The full version is: raise when the company can demonstrate momentum and when the founder isn't desperate. The "don't need to" part is a proxy for not being desperate, not for actually having money in the bank.
What the timing factors actually are
Four things determine when to raise. Market window, traction inflection, team readiness, and runway.
Market window: are investors currently funding companies in your space? If the answer is no, no amount of personal preparation will fix it. If the answer is yes, that's the moment.
Traction inflection: is your company telling a "growing" story or a "flat" story? An inflection — a quarter where you went from flat to growing, or from growing to accelerating — is the strongest possible signal. Raising in the middle of an inflection is much easier than raising in the middle of a plateau.
Team readiness: do you have the people in place to deploy the capital? Founders who raise before they're ready spend six months hiring badly and burn the runway they just raised. Founders who raise after the team is in place deploy the capital fast and show results.
Runway: do you have enough buffer that the raise doesn't have to close by a specific date? Founders raising with three months of runway negotiate from weakness. Founders raising with nine months of runway negotiate from strength. The math is unforgiving; the runway is the leverage.
When most founders actually raise
Most founders raise too late, not too early.
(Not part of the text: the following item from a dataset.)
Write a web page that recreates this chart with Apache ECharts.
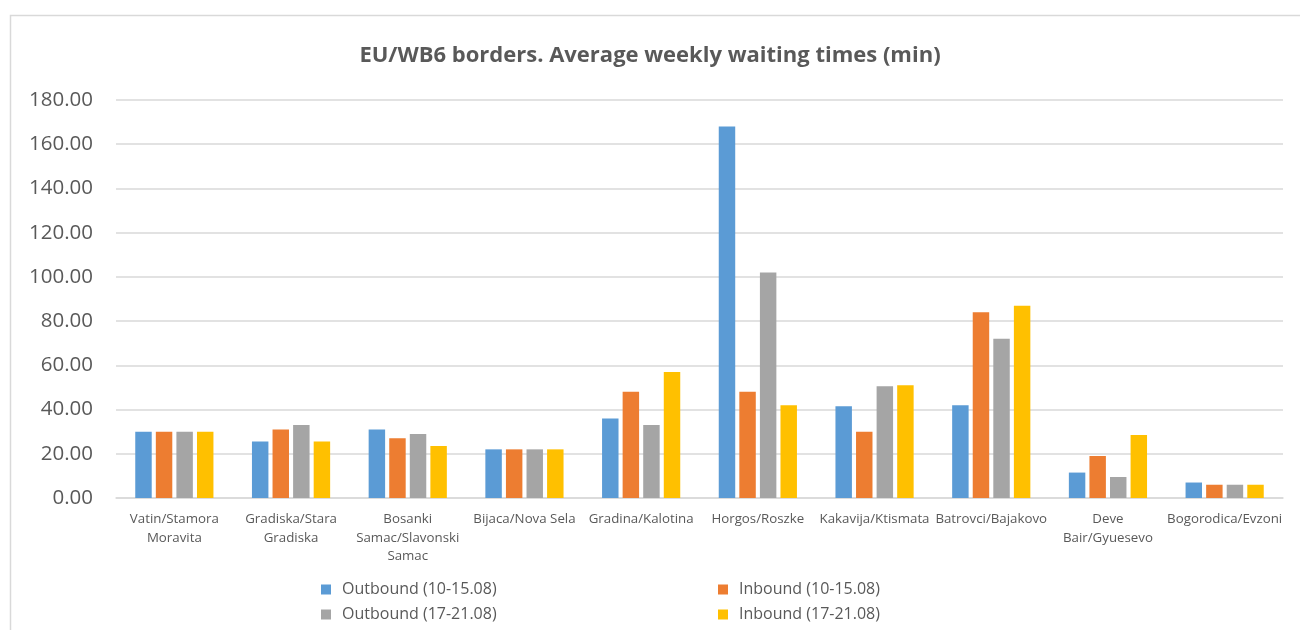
<!DOCTYPE html>
<html>
<head>
<meta charset="utf-8">
<script src="https://cdn.jsdelivr.net/npm/echarts@6/dist/echarts.min.js"></script>
<style>
html,body{margin:0;padding:0;background:#fff;}
#chart{width:1300px;height:630px;}
</style>
</head>
<body>
<div id="chart"></div>
<script>
const categories = ["Vatin/Stamora Moravita","Gradiska/Stara Gradiska","Bosanki Samac/Slavonski Samac","Bijaca/Nova Sela","Gradina/Kalotina","Horgos/Roszke","Kakavija/Ktismata","Batrovci/Bajakovo","Deve Bair/Gyuesevo","Bogorodica/Evzoni"];
const categoryLabels = ["Vatin/Stamora\nMoravita","Gradiska/Stara\nGradiska","Bosanki\nSamac/Slavonski\nSamac","Bijaca/Nova Sela","Gradina/Kalotina","Horgos/Roszke","Kakavija/Ktismata","Batrovci/Bajakovo","Deve\nBair/Gyuesevo","Bogorodica/Evzoni"];
const seriesNames = ["Outbound (10-15.08)","Inbound (10-15.08)","Outbound (17-21.08)","Inbound (17-21.08)"];
const outbound1 = [30, 25.5, 31, 22, 36, 168, 41.5, 42, 11.5, 7];
const inbound1  = [30, 31, 27, 22, 48, 48, 30, 84, 19, 6];
const outbound2 = [30, 33, 29, 22, 33, 102, 50.5, 72, 9.5, 6];
const inbound2  = [30, 25.5, 23.5, 22, 57, 42, 51, 87, 28.5, 6];
const yTicks = [0, 20, 40, 60, 80, 100, 120, 140, 160, 180];
const colors = ["#5b9bd5","#ed7d31","#a5a5a5","#ffc000"];

const seriesData = [outbound1, inbound1, outbound2, inbound2];
const font = "'Open Sans', 'Noto Sans', sans-serif";

const legendBase = {
  orient:'vertical', top:580, height:60, padding:0,
  itemWidth:10, itemHeight:10, itemGap:6, icon:'rect',
  textStyle:{fontFamily:font, fontSize:16, lineHeight:19, color:'#595959', padding:[0,0,0,6]}
};

const chart = echarts.init(document.getElementById('chart'), null, {renderer:'canvas'});
chart.setOption({
  animation:false,
  backgroundColor:'#fff',
  graphic:[{
    type:'rect', left:8, top:13, shape:{width:1320, height:700},
    style:{fill:'none', stroke:'#d9d9d9', lineWidth:1.5}, silent:true, z:-1
  }],
  title:{
    text:'EU/WB6 borders. Average weekly waiting times (min)',
    left:'center', top:40,
    textStyle:{fontFamily:font, fontSize:22, fontWeight:'bold', color:'#595959'}
  },
  grid:{left:116, right:17, top:100, bottom:132, containLabel:false},
  legend:[
    Object.assign({}, legendBase, {data:[seriesNames[0], seriesNames[2]], left:321}),
    Object.assign({}, legendBase, {data:[seriesNames[1], seriesNames[3]], left:718})
  ],
  xAxis:{
    type:'category', data:categories,
    axisLine:{lineStyle:{color:'#d9d9d9', width:1.5}},
    axisTick:{show:false},
    axisLabel:{
      interval:0, fontFamily:font, fontSize:13.3, color:'#595959', lineHeight:18.5, margin:12,
      formatter:(v, i) => categoryLabels[i]
    }
  },
  yAxis:{
    type:'value', min:yTicks[0], max:yTicks[yTicks.length-1], interval:yTicks[1]-yTicks[0],
    axisLine:{show:false}, axisTick:{show:false},
    splitLine:{lineStyle:{color:'#d9d9d9', width:1.5}},
    axisLabel:{fontFamily:font, fontSize:20.5, color:'#595959', margin:23,
      formatter:v => v.toFixed(2)}
  },
  series: seriesNames.map((n, i) => ({
    name:n, type:'bar', data:seriesData[i],
    barGap:'25%', barCategoryGap:'33%',
    itemStyle:{color:colors[i]}
  }))
});
</script>
</body>
</html>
They wait until traction is undeniable, by which point they're in the middle of a market window that may be closing, with a team that's burned out, and runway that's down to four months.
The result is rounds that take longer to close, on worse terms, with founders making concessions they wouldn't otherwise. The market knows when a founder is raising from a position of weakness, even when the deck doesn't say it.
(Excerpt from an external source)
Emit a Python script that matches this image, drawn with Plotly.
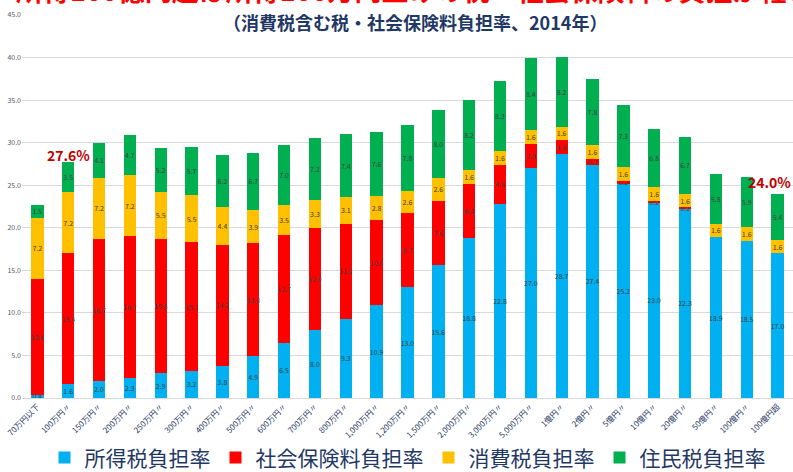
import plotly.graph_objects as go

categories = ["70万円以下", "100万円〃", "150万円〃", "200万円〃", "250万円〃", "300万円〃",
              "400万円〃", "500万円〃", "600万円〃", "700万円〃", "800万円〃", "1,000万円〃",
              "1,200万円〃", "1,500万円〃", "2,000万円〃", "3,000万円〃", "5,000万円〃",
              "1億円〃", "2億円〃", "5億円〃", "10億円〃", "20億円〃", "50億円〃",
              "100億円〃", "100億円超"]

income_tax = [0.4, 1.6, 2.0, 2.3, 2.9, 3.2, 3.8, 4.9, 6.5, 8.0, 9.3, 10.9, 13.0, 15.6,
              18.8, 22.8, 27.0, 28.7, 27.4, 25.2, 23.0, 22.3, 18.9, 18.5, 17.0]
social_ins = [13.6, 15.4, 16.7, 16.7, 15.8, 15.1, 14.2, 13.3, 12.7, 12.0, 11.2, 10.0, 8.7,
              7.6, 6.4, 4.6, 2.9, 1.6, 0.7, 0.3, 0.2, 0.1, 0.0, 0.0, 0.0]
consumption = [7.2, 7.2, 7.2, 7.2, 5.5, 5.5, 4.4, 3.9, 3.5, 3.3, 3.1, 2.8, 2.6, 2.6,
               1.6, 1.6, 1.6, 1.6, 1.6, 1.6, 1.6, 1.6, 1.6, 1.6, 1.6]
resident = [1.5, 3.5, 4.1, 4.7, 5.2, 5.7, 6.2, 6.7, 7.0, 7.2, 7.4, 7.6, 7.8, 8.0,
            8.2, 8.3, 8.4, 8.2, 7.8, 7.3, 6.8, 6.7, 5.8, 5.9, 5.4]

series = [
    ("所得税負担率", income_tax, "#00B0F0"),
    ("社会保険料負担率", social_ins, "#FF0000"),
    ("消費税負担率", consumption, "#FFC000"),
    ("住民税負担率", resident, "#00B050"),
]

JP = "Noto Sans CJK JP"
NAVY = "#1F3864"

fig = go.Figure()
for name, vals, color in series:
    fig.add_trace(go.Bar(
        x=categories, y=vals, name=name, marker_color=color, marker_line_width=0,
        texttemplate="%{y:.1f}", textposition="inside", insidetextanchor="middle",
        textangle=0, constraintext="none",
        textfont=dict(size=7, color="#404040", family=JP),
    ))

fig.update_layout(
    barmode="stack",
    bargap=0.6,
    width=793, height=472,
    margin=dict(l=22, r=0, t=15, b=74, autoexpand=False),
    paper_bgcolor="white", plot_bgcolor="white",
    font=dict(family=JP),
    uniformtext=dict(minsize=7, mode="show"),
    legend=dict(orientation="h", x=0.5, xanchor="center", yref="container",
                y=0.03, yanchor="middle",
                font=dict(size=21, color=NAVY, family=JP), traceorder="normal",
                itemwidth=30, bgcolor="rgba(0,0,0,0)"),
    xaxis=dict(tickangle=-45, tickfont=dict(size=8, color=NAVY, family=JP),
               showgrid=False, showline=True, linecolor="#d9d9d9", ticks="",
               automargin=False),
    yaxis=dict(range=[0, 45], dtick=5, tickformat=".1f",
               tickfont=dict(size=7, color="#595959", family=JP),
               gridcolor="#d9d9d9", gridwidth=1, zeroline=False, ticklen=0,
               automargin=False),
    annotations=[
        dict(text="所得100億円超は所得100万円並みの税・社会保険料の負担が軽い",
             xref="paper", yref="paper", x=0.51, y=1.066, yanchor="middle",
             showarrow=False, font=dict(size=27, color="#FF0000", family=JP, weight="bold")),
        dict(text="（消費税含む税・社会保険料負担率、2014年）",
             xref="paper", yref="paper", x=0.51, y=0.983, yanchor="middle",
             showarrow=False, font=dict(size=18, color=NAVY, family=JP, weight="bold")),
        dict(text="27.6%", xref="x", yref="y", x="100万円〃", y=28.6,
             showarrow=False, xanchor="center", yanchor="middle",
             font=dict(size=14, color="#C00000", family=JP, weight="bold")),
        dict(text="24.0%", xref="paper", yref="y", x=1.0, y=25.4,
             showarrow=False, xanchor="right", yanchor="middle",
             font=dict(size=14, color="#C00000", family=JP, weight="bold")),
    ],
)

fig.write_html("out.html", config={"displayModeBar": False},
               post_script="document.body.style.margin='0';document.body.style.overflow='hidden';")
The right move is usually three to four months earlier than founders' instinct. By the time you "really need" to raise, you've already missed the optimal window.
The right time to raise is when you have evidence and runway. The wrong time is when you have one and not the other.
The signals you should be watching for
The clearest signal is a traction step-change. A month where revenue grows 30% and the trend holds for the next month is a signal. Not the month itself — the second month confirming it.
The next signal is the conversation pattern. Are investors who weren't paying attention now asking unprompted questions? Are intro requests coming in inbound? Are existing investors asking when you'll raise? Those are external indicators that the round is fundable now.
A weaker signal: competitive activity. Companies in your space raising or being acquired. This shifts attention to your space, which makes funds more receptive to similar investments. Don't make this the only signal, but recognize it.
What you should ignore
The current narrative. "Markets are tough right now" is true approximately ninety percent of the time. The good rounds close regardless. The wrong reason to delay is "we'll wait for a better market."
Your competitors' raises. They have different traction, different teams, different theses. The fact that they raised $10M doesn't mean you should. Focus on whether your company can clear its own bar.
Your own anxiety. The fear that you "should have raised earlier" is usually wrong. Wait for the actual signals.
What it means
When the inflection happens, the team is in place, and you still have runway, that's the window. It rarely lasts more than a quarter. If you're seeing those three things now and not running a process, you're already late.
If you're seeing none of them, fix what you can fix and don't open the round until you can.